I’m still working on changing my mindset to a more positive one. Looking at the good. Its not about ignoring the bad or accepting poor treatment. Just about seeing the positives.
My husband and I went away for the weekend. We went to his brother’s wedding in Texas and visited with his cousin. Our daughter stayed home with my parents.
The weekend wasn’t perfect. Wasn’t without drama. Wasn’t without some irritations. Wasn’t without triggers or thoughts of his affair and the pain I live in every day.
There were times that I started to feel sucked in. Times when I wanted to cry. Scream.
But I redirected my focus on what was good in the moment. When I allow myself to see it and feel it – there is alot of good.
I was in warm weather. I got to spend time in the sun. It snowed where I live just a week ago, so this was a welcome change. I get along great with his cousin, so spending time with her was nice. She’s a warm, genuine person. I needed a breathe of that. I didn’t have to work for four days. That’s always a bonus. I had longer stretches than usual of not thinking about his affair. That alone is an amazing feeling. My husband and I were able to connect with our niece who is going through a difficult time.
But more importantly, I saw some positive changes within my husband and our relationship. I noticed some “little” things. Him making my plate for me a few times at dinner. He saw me asleep on the airplane and gave me the blanket that he was using as a pillow and went without. We held hands more. We had sex, which has been lacking as of late.
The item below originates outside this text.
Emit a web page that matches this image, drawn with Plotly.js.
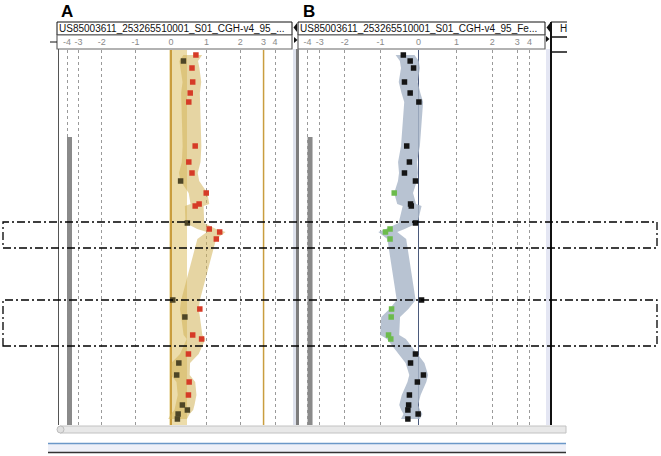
<!DOCTYPE html>
<html><head><meta charset="utf-8">
<script src="https://cdn.plot.ly/plotly-3.0.1.min.js"></script>
<style>html,body{margin:0;padding:0;background:#fff}#chart{width:661px;height:456px}</style>
</head><body><div id="chart"></div>
<script>
// probe positions (arbitrary genomic units, top to bottom of the view)
const probePos = [5,11,18,32,43,52,96,112,123,131,143,154,156,173,179,182,189,250,259,267,285,289,304,313,325,332,345,355,360,364,369];
// log ratios, panel A and panel B
const ratioA = [0.70,0.35,0.59,0.61,0.54,0.50,0.68,0.50,0.59,0.27,0.99,0.79,0.68,0.46,1.08,1.39,1.29,0.05,0.81,0.39,0.61,0.86,0.49,0.22,0.16,0.51,0.49,0.32,0.46,0.20,0.18];
const ratioB = [-0.40,-0.22,-0.13,-0.37,-0.22,0.01,-0.31,-0.24,-0.37,-0.08,-0.64,-0.21,-0.19,-0.08,-0.75,-0.87,-0.75,0.08,-0.71,-0.72,-0.79,-0.73,-0.08,-0.21,0.13,-0.03,-0.24,-0.26,-0.28,-0.01,-0.28];
const tickValues = [-4,-3,-2,-1,0,1,2,3,4];
const tickLabels = ['-4','-3','-2','-1','0','1','2','3','4'];
const titleA = 'US85003611_253265510001_S01_CGH-v4_95_...';
const titleB = 'US85003611_253265510001_S01_CGH-v4_95_Fe...';
const titleC = 'H';
const gainThreshold = 0.475, lossThreshold = -0.5, thresholdLine = 3;

const W=661,H=456;
// compressed ruler scale of the viewer
const KF=[0,0.342,0.665,0.89,1.0];
function warp(v){const a=Math.abs(v);let f;
  if(a>=4) f=1+(a-4)*0.11; else {const i=Math.floor(a); f=KF[i]+(KF[i+1]-KF[i])*(a-i);}
  return v<0?-f:f;}
function smooth(arr){return arr.map((v,i)=>{const a=arr[Math.max(0,i-1)],c=arr[Math.min(arr.length-1,i+1)];return 0.25*a+0.5*v+0.25*c;});}
function band(vals,hw){const s=smooth(vals).map(warp);
  return {x:s.map(v=>v+hw).concat(s.slice().reverse().map(v=>v-hw)), y:probePos.concat(probePos.slice().reverse())};}
const px=x=>x/W, py=y=>1-y/H;

const bA=band(ratioA,0.09), bB=band(ratioB,0.085);
const traces=[
 {type:'scatter',mode:'lines',x:bA.x,y:bA.y,fill:'toself',fillcolor:'rgba(210,178,88,0.55)',line:{width:0},xaxis:'x',yaxis:'y',hoverinfo:'skip'},
 {type:'scatter',mode:'markers',x:ratioA.map(warp),y:probePos,xaxis:'x',yaxis:'y',
  marker:{symbol:'square',size:5.5,color:ratioA.map(v=>v>=gainThreshold?'#d63b27':'#4d4526')}},
 {type:'scatter',mode:'lines',x:bB.x,y:bB.y,fill:'toself',fillcolor:'rgba(168,182,200,0.82)',line:{width:0},xaxis:'x2',yaxis:'y',hoverinfo:'skip'},
 {type:'scatter',mode:'markers',x:ratioB.map(warp),y:probePos,xaxis:'x2',yaxis:'y',
  marker:{symbol:'square',size:5.5,color:ratioB.map(v=>v<=lossThreshold?'#6cbb4c':'#151515')}}
];

const shapes=[];
function rectP(x0,y0,x1,y1,fill,line,lw,layer,dash){shapes.push({type:'rect',xref:'paper',yref:'paper',x0:px(x0),x1:px(x1),y0:py(y1),y1:py(y0),fillcolor:fill||'rgba(0,0,0,0)',line:{color:line||'rgba(0,0,0,0)',width:lw||0,dash:dash||'solid'},layer:layer||'above'});}
function lineP(x0,y0,x1,y1,color,w,dash){shapes.push({type:'line',xref:'paper',yref:'paper',x0:px(x0),y0:py(y0),x1:px(x1),y1:py(y1),line:{color:color,width:w,dash:dash||'solid'},layer:'above'});}
function triP(pts,color){shapes.push({type:'path',xref:'paper',yref:'paper',path:'M'+pts.map(p=>px(p[0])+','+py(p[1])).join(' L')+' Z',fillcolor:color,line:{width:0},layer:'above'});}

// data-space decorations
shapes.push({type:'rect',xref:'x',yref:'y',x0:warp(-0.05),x1:warp(0.45),y0:0,y1:375,fillcolor:'#ecdcaa',line:{width:0},layer:'below'});
shapes.push({type:'line',xref:'x',yref:'y',x0:warp(thresholdLine),x1:warp(thresholdLine),y0:0,y1:375,line:{color:'#c99d3e',width:1.5},layer:'above'});
shapes.push({type:'rect',xref:'x',yref:'y',x0:warp(-4),x1:warp(-4)+0.048,y0:87,y1:375,fillcolor:'#8a8a8a',line:{width:0},layer:'above'});
shapes.push({type:'rect',xref:'x2',yref:'y',x0:warp(-4),x1:warp(-4)+0.045,y0:87,y1:375,fillcolor:'#8a8a8a',line:{width:0},layer:'above'});

// header boxes
rectP(57,22,292,35,'#fff','#111',1,'below');
rectP(57,35,292,49,'#fff','#666',1.2,'below');
rectP(298,22,545,35,'#fff','#111',1,'below');
rectP(298,35,545,49,'#fff','#666',1.2,'below');
lineP(50,42,57,42,'#111',1);
triP([[297,23],[297,32],[293.5,27.5]],'#111');
triP([[294,37],[294,43],[297.5,40]],'#111');
triP([[550,23],[550,32],[546.5,27.5]],'#111');
triP([[546,36],[546,42],[549.5,39]],'#111');
lineP(551,22,567,22,'#111',1);
lineP(551,37,567,37,'#111',1.5);
lineP(551,52,567,52,'#111',1.5);
// panel borders
lineP(58.5,49,58.5,425,'#555',1);
rectP(293,49,296,425,'#dde1ec');
rectP(296,49,299,425,'#7d7d7d');
rectP(546,49,550,425,'#e4e6f3');
lineP(551,22,551,425,'#111',2);
// selection boxes
rectP(3,222,657,248,null,'#000',1.3,'above','8px,3px,2px,3px');
rectP(3,300,657,346,null,'#000',1.3,'above','8px,3px,2px,3px');
// scrollbar and bottom bar
rectP(60,426,566,433,'#e8e8e8','#c2c2c2',1);
shapes.push({type:'circle',xref:'paper',yref:'paper',x0:px(57),x1:px(64),y0:py(433),y1:py(426),fillcolor:'#e0e0e0',line:{color:'#bdbdbd',width:1},layer:'above'});
rectP(48,444,566,452,'#eef0f8');
lineP(48,443.5,566,443.5,'#6b98c8',1.5);
lineP(48,452.5,566,452.5,'#333',1.5);

const annotations=[
 {text:'<b>A</b>',x:px(59),y:py(11),xref:'paper',yref:'paper',xanchor:'left',yanchor:'middle',showarrow:false,font:{family:'Liberation Sans, Arial',size:17,color:'#000'}},
 {text:'<b>B</b>',x:px(301),y:py(11),xref:'paper',yref:'paper',xanchor:'left',yanchor:'middle',showarrow:false,font:{family:'Liberation Sans, Arial',size:17,color:'#000'}},
 {text:titleA,x:px(57),y:py(28.5),xref:'paper',yref:'paper',xanchor:'left',yanchor:'middle',showarrow:false,font:{family:'Liberation Sans, Arial',size:10,color:'#111'}},
 {text:titleB,x:px(298),y:py(28.5),xref:'paper',yref:'paper',xanchor:'left',yanchor:'middle',showarrow:false,font:{family:'Liberation Sans, Arial',size:10,color:'#111'}},
 {text:titleC,x:px(558),y:py(28.5),xref:'paper',yref:'paper',xanchor:'left',yanchor:'middle',showarrow:false,font:{family:'Liberation Sans, Arial',size:10,color:'#111'}}
];

const axCommon={side:'top',anchor:'y',tickmode:'array',tickvals:tickValues.map(warp),ticktext:tickLabels,
 showgrid:true,gridcolor:'#9a9a9a',griddash:'dot',gridwidth:1,zeroline:true,zerolinewidth:1.5,ticklabelstandoff:2,
 showline:false,ticks:'',tickfont:{family:'Liberation Sans, Arial',size:9,color:'#8a8a8a'},fixedrange:true};
const layout={width:W,height:H,margin:{l:0,r:0,t:0,b:0},paper_bgcolor:'#fff',plot_bgcolor:'rgba(0,0,0,0)',showlegend:false,
 xaxis:Object.assign({},axCommon,{domain:[px(59),px(293)],range:[-1.077,1.173],zerolinecolor:'#c99d3e'}),
 xaxis2:Object.assign({},axCommon,{domain:[px(299),px(549)],range:[-1.077,1.176],zerolinecolor:'#4b5a7c'}),
 yaxis:{domain:[py(425),py(50)],range:[375,0],visible:false,fixedrange:true},
 shapes:shapes,annotations:annotations};
Plotly.newPlot('chart',traces,layout,{staticPlot:true,displayModeBar:false});
</script></body></html>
He paid me some very nice compliments. He told me I have this glow about me while pregnant. He likes the way I flaunt my curves when pregnant and expressed that he wishes I’d do it all the time.
The biggest of all, is that he didn’t work while on vacation. He was planning on taking his laptop with him. He felt he had to work. Our therapist challenged him not to. He did not take his laptop, he disabled the sync on his phone so he didn’t see the emails coming in. He limited his phone calls and texts. I know he had anxiety about it. He is just not wired to shut off from work. He’s self employed. His business partner is an ass. But, that ass actually stepped up and took care of things while we were away. His employees are great and handled things so he could actually get a break. I hope he sees that the whole business didn’t crumble from his absence for a few days. And that by him not working, it helped our relationship – at least on my end. Him not working meant he was spending time with me. It meant he was present with me.
The reason this means so much to me is because for the majority of our relationship, I’ve felt like work was always a priority and I wasn’t. I’ve felt that I was put on the back burner. That he didn’t make time for me. Work was always an excuse to not put the effort into us. I’ve been vocal that if he had time to have an affair, he certainly has time for our marriage. That all the time and energy he put into getting to know her – he can put into getting to know me again. And I need to see him making that time. I need to see him making our marriage a priority. Because I won’t tolerate being on the back burner anymore. That’s one of many changes in me. I’m standing up for myself now. I’m not settling for less than I deserve. It sucks that it took all of this chaos and pain for us to make changes. But I guess it is what it is.
He made sure to give me a hug and a kiss this morning before work. He brought me lunch today. We are telling each other “I love you” again. We haven’t said that to each other for months, probably closer to a year.
Yes, I have moments where I think “would he do this for her?” and “why now”. I have moments where I wonder if we’ll make it. I have moments where I wonder if he and this marriage are worth all this pain and work. These moments are becoming less frequent and they don’t last quite as long as they used to.
I’m learning that in order to truly let go of the pain and the past, I have to accept it for what it is. I have to accept him for who he is. I have to accept our story and our path for what it is. But I have to be careful to not let it define who and where we are today.